Code that draws figures ::
____

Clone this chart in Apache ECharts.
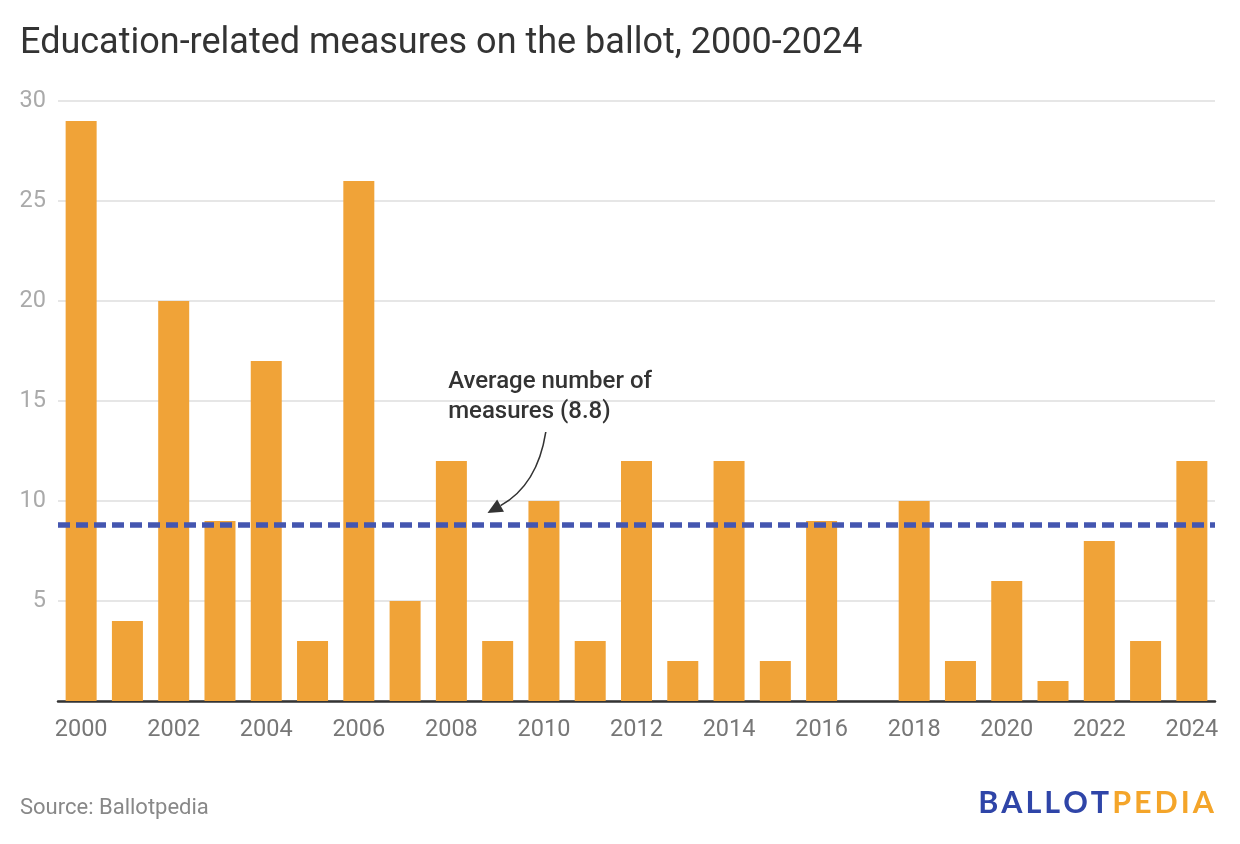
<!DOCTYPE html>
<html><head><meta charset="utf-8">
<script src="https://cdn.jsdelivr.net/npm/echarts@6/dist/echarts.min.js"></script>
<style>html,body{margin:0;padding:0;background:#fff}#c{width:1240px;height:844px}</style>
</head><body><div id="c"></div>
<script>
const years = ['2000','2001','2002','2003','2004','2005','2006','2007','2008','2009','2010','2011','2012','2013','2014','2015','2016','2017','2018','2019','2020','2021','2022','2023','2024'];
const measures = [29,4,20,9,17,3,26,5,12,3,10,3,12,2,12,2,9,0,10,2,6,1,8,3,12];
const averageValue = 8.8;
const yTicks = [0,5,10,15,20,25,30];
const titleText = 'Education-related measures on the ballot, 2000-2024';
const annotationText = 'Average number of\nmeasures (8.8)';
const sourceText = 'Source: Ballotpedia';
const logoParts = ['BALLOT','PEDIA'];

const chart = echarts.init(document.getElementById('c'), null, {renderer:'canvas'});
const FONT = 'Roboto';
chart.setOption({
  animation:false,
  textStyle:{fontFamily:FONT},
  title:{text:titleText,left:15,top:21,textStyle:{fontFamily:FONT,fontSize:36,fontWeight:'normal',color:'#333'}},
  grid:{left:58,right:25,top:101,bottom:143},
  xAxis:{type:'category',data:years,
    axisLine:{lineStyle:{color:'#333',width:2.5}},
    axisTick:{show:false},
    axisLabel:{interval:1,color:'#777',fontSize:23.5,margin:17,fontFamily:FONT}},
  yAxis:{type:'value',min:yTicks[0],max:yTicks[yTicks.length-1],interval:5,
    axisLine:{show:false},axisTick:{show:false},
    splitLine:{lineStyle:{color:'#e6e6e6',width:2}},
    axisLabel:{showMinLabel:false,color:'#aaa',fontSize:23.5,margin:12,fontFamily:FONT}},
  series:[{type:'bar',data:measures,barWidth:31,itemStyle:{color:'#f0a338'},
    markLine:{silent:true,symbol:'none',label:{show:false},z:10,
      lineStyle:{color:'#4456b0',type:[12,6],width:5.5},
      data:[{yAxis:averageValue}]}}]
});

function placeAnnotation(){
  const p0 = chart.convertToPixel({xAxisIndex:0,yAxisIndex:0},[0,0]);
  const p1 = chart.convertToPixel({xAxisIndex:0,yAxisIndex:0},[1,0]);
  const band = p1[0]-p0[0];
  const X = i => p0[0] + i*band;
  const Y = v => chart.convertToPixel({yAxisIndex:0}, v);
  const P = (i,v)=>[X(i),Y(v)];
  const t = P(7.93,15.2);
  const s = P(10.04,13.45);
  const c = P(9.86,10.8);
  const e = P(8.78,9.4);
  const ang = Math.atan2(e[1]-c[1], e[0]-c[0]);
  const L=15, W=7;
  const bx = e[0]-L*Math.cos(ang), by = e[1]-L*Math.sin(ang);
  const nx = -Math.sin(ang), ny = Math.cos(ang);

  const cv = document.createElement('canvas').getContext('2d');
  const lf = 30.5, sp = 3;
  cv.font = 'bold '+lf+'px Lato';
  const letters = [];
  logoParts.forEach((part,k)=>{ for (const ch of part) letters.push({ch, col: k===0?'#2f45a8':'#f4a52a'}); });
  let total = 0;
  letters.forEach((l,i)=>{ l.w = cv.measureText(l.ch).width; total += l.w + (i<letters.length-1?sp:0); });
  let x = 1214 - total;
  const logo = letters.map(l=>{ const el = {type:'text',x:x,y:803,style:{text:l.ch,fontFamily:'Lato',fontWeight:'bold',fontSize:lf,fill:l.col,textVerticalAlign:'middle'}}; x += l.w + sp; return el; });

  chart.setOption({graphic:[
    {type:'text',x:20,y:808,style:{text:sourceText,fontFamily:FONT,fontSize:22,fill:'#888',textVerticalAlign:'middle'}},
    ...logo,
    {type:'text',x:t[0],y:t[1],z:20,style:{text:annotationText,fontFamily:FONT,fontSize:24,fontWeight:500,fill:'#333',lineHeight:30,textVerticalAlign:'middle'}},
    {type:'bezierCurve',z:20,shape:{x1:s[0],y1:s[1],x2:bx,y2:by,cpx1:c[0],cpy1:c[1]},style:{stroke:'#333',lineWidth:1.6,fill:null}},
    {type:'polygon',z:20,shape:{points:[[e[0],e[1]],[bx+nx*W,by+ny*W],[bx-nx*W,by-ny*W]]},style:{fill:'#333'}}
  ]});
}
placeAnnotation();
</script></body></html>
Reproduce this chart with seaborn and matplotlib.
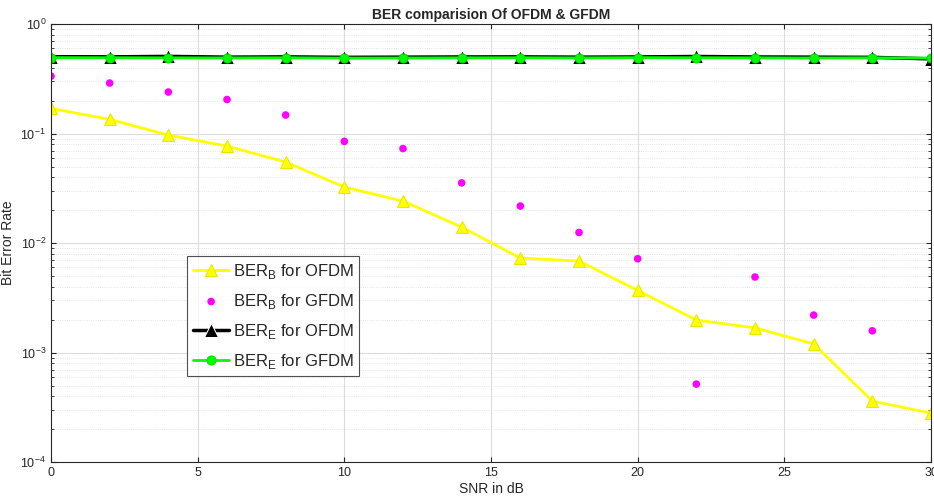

____

EXERCISE AIM :: Copy every record above exactly, leaving out the pictures.

EXERCISE OUTPUT ::
Clone this chart in Apache ECharts.
<!DOCTYPE html>
<html><head><meta charset="utf-8">
<script src="https://cdn.jsdelivr.net/npm/echarts@6/dist/echarts.min.js"></script>
<style>html,body{margin:0;padding:0;background:#fff}#c{width:1240px;height:844px}</style>
</head><body><div id="c"></div>
<script>
const years = ['2000','2001','2002','2003','2004','2005','2006','2007','2008','2009','2010','2011','2012','2013','2014','2015','2016','2017','2018','2019','2020','2021','2022','2023','2024'];
const measures = [29,4,20,9,17,3,26,5,12,3,10,3,12,2,12,2,9,0,10,2,6,1,8,3,12];
const averageValue = 8.8;
const yTicks = [0,5,10,15,20,25,30];
const titleText = 'Education-related measures on the ballot, 2000-2024';
const annotationText = 'Average number of\nmeasures (8.8)';
const sourceText = 'Source: Ballotpedia';
const logoParts = ['BALLOT','PEDIA'];

const chart = echarts.init(document.getElementById('c'), null, {renderer:'canvas'});
const FONT = 'Roboto';
chart.setOption({
  animation:false,
  textStyle:{fontFamily:FONT},
  title:{text:titleText,left:15,top:21,textStyle:{fontFamily:FONT,fontSize:36,fontWeight:'normal',color:'#333'}},
  grid:{left:58,right:25,top:101,bottom:143},
  xAxis:{type:'category',data:years,
    axisLine:{lineStyle:{color:'#333',width:2.5}},
    axisTick:{show:false},
    axisLabel:{interval:1,color:'#777',fontSize:23.5,margin:17,fontFamily:FONT}},
  yAxis:{type:'value',min:yTicks[0],max:yTicks[yTicks.length-1],interval:5,
    axisLine:{show:false},axisTick:{show:false},
    splitLine:{lineStyle:{color:'#e6e6e6',width:2}},
    axisLabel:{showMinLabel:false,color:'#aaa',fontSize:23.5,margin:12,fontFamily:FONT}},
  series:[{type:'bar',data:measures,barWidth:31,itemStyle:{color:'#f0a338'},
    markLine:{silent:true,symbol:'none',label:{show:false},z:10,
      lineStyle:{color:'#4456b0',type:[12,6],width:5.5},
      data:[{yAxis:averageValue}]}}]
});

function placeAnnotation(){
  const p0 = chart.convertToPixel({xAxisIndex:0,yAxisIndex:0},[0,0]);
  const p1 = chart.convertToPixel({xAxisIndex:0,yAxisIndex:0},[1,0]);
  const band = p1[0]-p0[0];
  const X = i => p0[0] + i*band;
  const Y = v => chart.convertToPixel({yAxisIndex:0}, v);
  const P = (i,v)=>[X(i),Y(v)];
  const t = P(7.93,15.2);
  const s = P(10.04,13.45);
  const c = P(9.86,10.8);
  const e = P(8.78,9.4);
  const ang = Math.atan2(e[1]-c[1], e[0]-c[0]);
  const L=15, W=7;
  const bx = e[0]-L*Math.cos(ang), by = e[1]-L*Math.sin(ang);
  const nx = -Math.sin(ang), ny = Math.cos(ang);

  const cv = document.createElement('canvas').getContext('2d');
  const lf = 30.5, sp = 3;
  cv.font = 'bold '+lf+'px Lato';
  const letters = [];
  logoParts.forEach((part,k)=>{ for (const ch of part) letters.push({ch, col: k===0?'#2f45a8':'#f4a52a'}); });
  let total = 0;
  letters.forEach((l,i)=>{ l.w = cv.measureText(l.ch).width; total += l.w + (i<letters.length-1?sp:0); });
  let x = 1214 - total;
  const logo = letters.map(l=>{ const el = {type:'text',x:x,y:803,style:{text:l.ch,fontFamily:'Lato',fontWeight:'bold',fontSize:lf,fill:l.col,textVerticalAlign:'middle'}}; x += l.w + sp; return el; });

  chart.setOption({graphic:[
    {type:'text',x:20,y:808,style:{text:sourceText,fontFamily:FONT,fontSize:22,fill:'#888',textVerticalAlign:'middle'}},
    ...logo,
    {type:'text',x:t[0],y:t[1],z:20,style:{text:annotationText,fontFamily:FONT,fontSize:24,fontWeight:500,fill:'#333',lineHeight:30,textVerticalAlign:'middle'}},
    {type:'bezierCurve',z:20,shape:{x1:s[0],y1:s[1],x2:bx,y2:by,cpx1:c[0],cpy1:c[1]},style:{stroke:'#333',lineWidth:1.6,fill:null}},
    {type:'polygon',z:20,shape:{points:[[e[0],e[1]],[bx+nx*W,by+ny*W],[bx-nx*W,by-ny*W]]},style:{fill:'#333'}}
  ]});
}
placeAnnotation();
</script></body></html>
Reproduce this chart with seaborn and matplotlib.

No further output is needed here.